USAID Zimbabwe Resilience Fact Sheet



Zimbabwe’s development progress depends on the productivity of its natural resources, principally land, water, and wildlife. Yet Zimbabwe’s food, forests, and wildlife are in steep decline. Ongoing climate events, increased poverty, population growth, poor land use planning, and weak governance contribute to serious degradation of natural resources. Agricultural production by smallholder farmers is declining, increasing the food insecurity of rural communities.
As a result, Zimbabwe experiences extremely high rural poverty and chronic and cyclic food insecurity with high levels of undernutrition. According to Integrated Phase Classification analyses, nearly half the population is food insecure. Zimbabwe has struggled to meet its national annual cereal requirements and relies on imports and humanitarian assistance. Dependence on rain-fed agriculture, weak market systems, and periodic weather and economic shocks contribute to a tenuous food security situation for rural and urban populations. Years of political and economic instability and rapid population growth have resulted in a deteriorating economy with high inflation levels, further worsening the situation for lowincome households as they cannot afford food in markets.

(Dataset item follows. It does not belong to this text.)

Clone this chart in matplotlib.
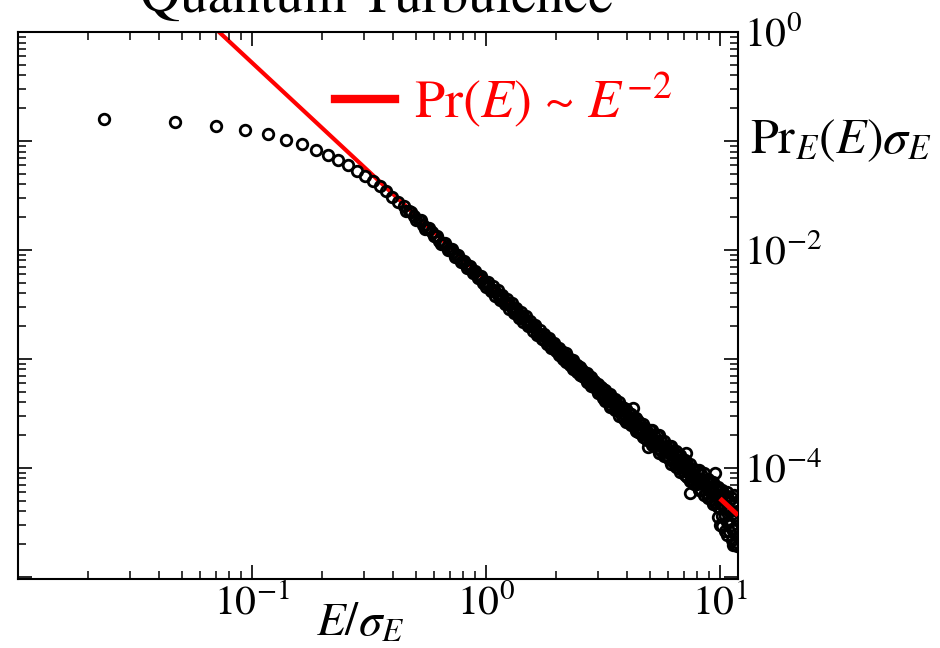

Most disasters in Zimbabwe are caused by water- and climate-related events, such as floods or droughts. As climate change increases the frequency and intensity of extreme weather events, the number of water-related disasters is expected to rise. These weather events cause disruptions in the availability of food and water and increased conflict among communities and between humans and wildlife. Mounting stress on agricultural systems and water availability will require effective and aggressive adaptation to sustain livelihoods and the ecosystems upon which Zimbabwe depends.